Paige Endicott always dreamed of attending college. But because of an intellectual disability, she wasn’t sure what her future would hold.
“My older siblings were going to go to college, and to tell you the truth I didn’t think I’d ever go to college,” she said. “People with disabilities feel like they can’t go to college.”
Endicott was attending the Alpine Transition and Education Center when her mother received an email about a new program starting at Utah Valley University. Wolverines Elevated is a three-year certificate program for young adults with intellectual disabilities at UVU.

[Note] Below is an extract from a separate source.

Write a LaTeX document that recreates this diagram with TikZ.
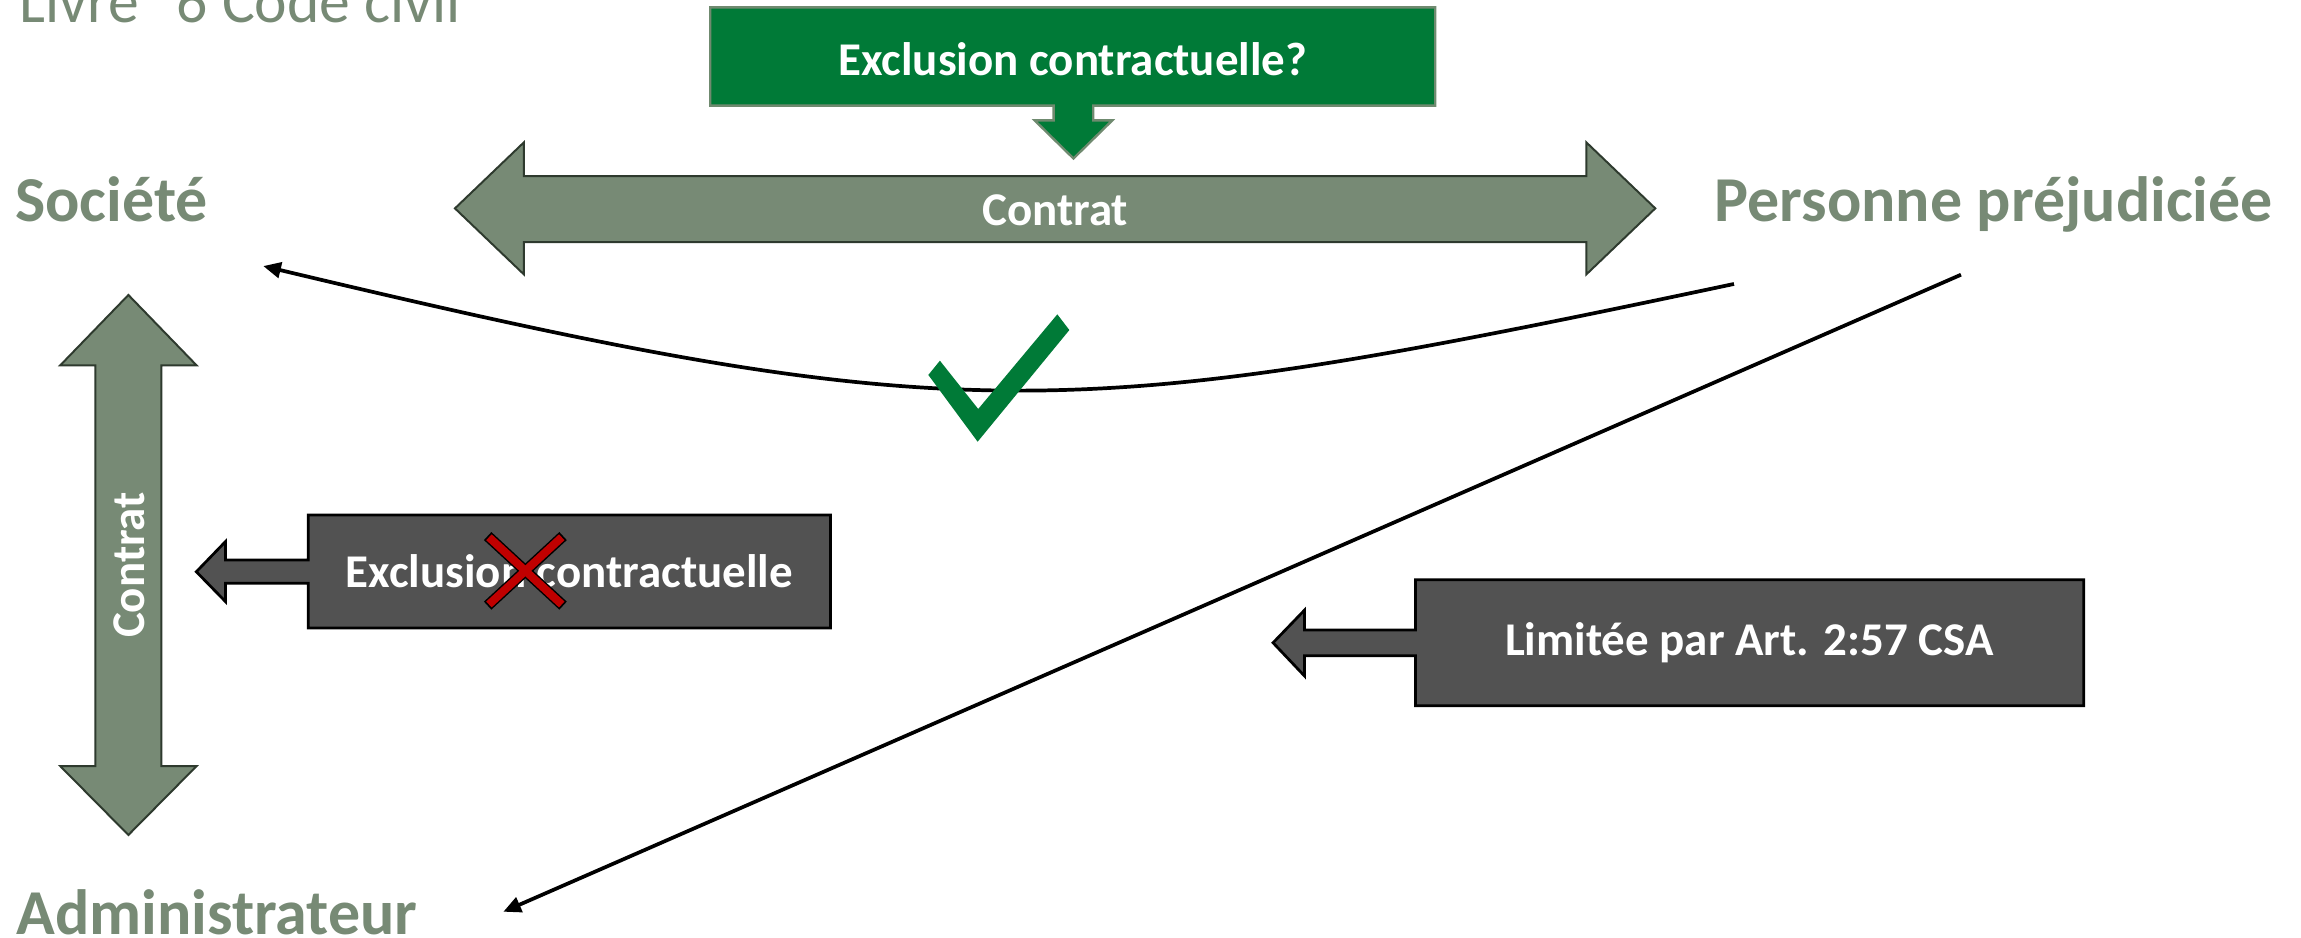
\documentclass[tikz,border=0pt]{standalone}
\usepackage{fontspec}
\setmainfont{Carlito}
\usetikzlibrary{arrows.meta}

\definecolor{sage}{HTML}{778A75}
\definecolor{sagedark}{HTML}{2E3A2E}
\definecolor{sageline}{HTML}{6F8A6F}
\definecolor{lawgreen}{HTML}{007A37}
\definecolor{slatebox}{HTML}{525252}
\definecolor{crossred}{HTML}{C00000}

\tikzset{
  bigarrow/.style={fill=sage, draw=sagedark, line width=1pt, line join=miter},
  greencallout/.style={fill=lawgreen, draw=sageline, line width=1.2pt, line join=miter},
  greycallout/.style={fill=slatebox, draw=black, line width=1.4pt, line join=miter},
  boxtext/.style={text=white, inner sep=0pt, font=\bfseries\fontsize{24}{28}\selectfont},
  party/.style={text=sage, inner sep=0pt, anchor=base west, font=\bfseries\fontsize{32.7}{38}\selectfont},
  link/.style={line width=1.9pt, -{Triangle[length=9pt,width=8pt]}},
}

\begin{document}
\begin{tikzpicture}[x=0.75pt, y=-0.75pt]
  \useasboundingbox (0,0) rectangle (1568,639);

  % heading, partly above the top edge
  \node[anchor=base west, inner sep=0pt, text=sage, font=\fontsize{31.5}{36}\selectfont]
    (titre) at (13,15) {Livre\hspace{0.62em}6 Code civil};

  % parties
  \node[party] (societe) at (10,151) {Société};
  \node[party] (personne) at (1168,151) {Personne préjudiciée};
  \node[party] (admin) at (11,637) {Administrateur};

  % contract between company and injured person
  \draw[bigarrow] (310,142) -- (357,97) -- (357,120) -- (1081,120) -- (1081,97)
    -- (1128,142) -- (1081,187) -- (1081,165) -- (357,165) -- (357,187) -- cycle;
  \node[boxtext] (contratH) at (719,143) {Contrat};

  % contract between company and director
  \draw[bigarrow] (87.5,201) -- (134,249) -- (110,249) -- (110,522) -- (134,522)
    -- (87.5,569) -- (41,522) -- (65,522) -- (65,249) -- (41,249) -- cycle;
  \node[boxtext, rotate=90] (contratV) at (88,385) {Contrat};

  % question callout pointing down to the contract
  \draw[greencallout] (484,5) -- (978,5) -- (978,72) -- (745,72) -- (745,82) -- (758,82)
    -- (731.5,108) -- (705,82) -- (718,82) -- (718,72) -- (484,72) -- cycle;
  \node[boxtext] (question) at (731,40) {Exclusion contractuelle?};

  % callout pointing to the director contract
  \draw[greycallout] (566,351) -- (566,428) -- (210,428) -- (210,397.5) -- (153.7,397.5)
    -- (153.7,410) -- (133.8,389.6) -- (153.7,369) -- (153.7,381.6) -- (210,381.6)
    -- (210,351) -- cycle;
  \node[boxtext] (exclusion) at (388,389) {Exclusion contractuelle};

  % callout pointing to the liability line
  \draw[greycallout] (1420,395) -- (1420,481) -- (964.5,481) -- (964.5,446.8) -- (889,446.8)
    -- (889,460.7) -- (867.5,438) -- (889,415.7) -- (889,429.3) -- (964.5,429.3)
    -- (964.5,395) -- cycle;
  \node[boxtext] (limitee) at (1192,438) {Limitée par Art. 2:57 CSA};

  % red cross over the exclusion
  \draw[black, line width=5.6pt] (332.3,365.3) -- (383.7,412.7);
  \draw[black, line width=5.6pt] (383.7,365.3) -- (332.3,412.7);
  \draw[crossred, line width=4.1pt] (333.2,366.1) -- (382.8,411.9);
  \draw[crossred, line width=4.1pt] (382.8,366.1) -- (333.2,411.9);

  % liability connectors
  \coordinate (curveStart) at (1181.6,193.5);
  \coordinate (curveEnd) at (179.4,181.3);
  \coordinate (lineStart) at (1336.3,187.2);
  \coordinate (lineEnd) at (343,621.3);
  \draw[link] (curveStart) .. controls (730,289) and (656,295) .. (curveEnd);
  \draw[link] (lineStart) -- (lineEnd);

  % green check mark on the curve
  \fill[lawgreen] (632.6,255.5) -- (640.5,245.8) -- (666.6,278.7) -- (720.5,214.2)
    -- (728.7,224.9) -- (666.2,301) -- cycle;
\end{tikzpicture}
\end{document}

The program is a TPSID, or Transition & Postsecondary Programs for Students with Intellectual Disabilities, program and is funded by the United States Department of Education. In addition to their certificate coursework, students in the program complete specialized coursework focused on self-determination, independent living and career development.
Endicott always loved working with children and is now entering her second year in the program where she was been working hard to earn a certificate to become a preschool teacher’s aide.
“I’ve always just loved (kids). … I feel like I’m following my dream and that I’m blessing more people’s lives. That’s just always what I’ve wanted to do,” Endicott said. “I just always like to keep myself busy and to get a good education to help children in the future.”
While a typical day for Endicott includes classes, homework and even more homework, she doesn’t shy away from the challenge. Rather, she embraces college life.
“It’s been good and fun, the best,” she said.
For Endicott, Wolverines Elevated hasn’t just furthered her academic education, it’s helped her grow as a person.
“It made me feel like I was normal because at my other school I didn’t feel as normal as I wanted to,” she said. “I’ve learned that I can do harder things than I did before. A lot of people have encouraged me to become better. It’s taught me how to be a leader, and I’ll be teaching children how to be a leader.”
Morgan Jacobs, Wolverine’s Elevated program director, wants people to know that students in the program take the same classes as any other UVU student.
“We have really high expectations here, it’s a college campus, we don’t modify curriculum,” she said. “And all our students have risen and surpassed the expectations that are in place for all students at the university.”
Wolverines Elevated offers students extra support to help complete their coursework and to engage in the more social aspects of college life. Each student receives up to 15 hours of peer mentoring support from other UVU students and utilizes the on-campus support already offered for students with disabilities.
“We want our students to have a rich network of support when they graduate and leave college,” Jacobs said. “So it’s not just that they’re existing within our space but they have a whole bunch of folks who are in their corner.”
Jacobs believes that Wolverines Elevated isn’t just helping intellectually disabled students to complete their educational and career goals, but also changing the conversation surrounding how differently-abled individuals can contribute to the workforce.
“I think the impact isn’t just for our students, it’s also getting to witness other students at the university, professors and staff, for them to see our students who belong here in college, and see how capable our students are,” Jacobs said. “That impact will change the workforce, I think it will change people’s perception of what folks with disabilities can and will achieve.”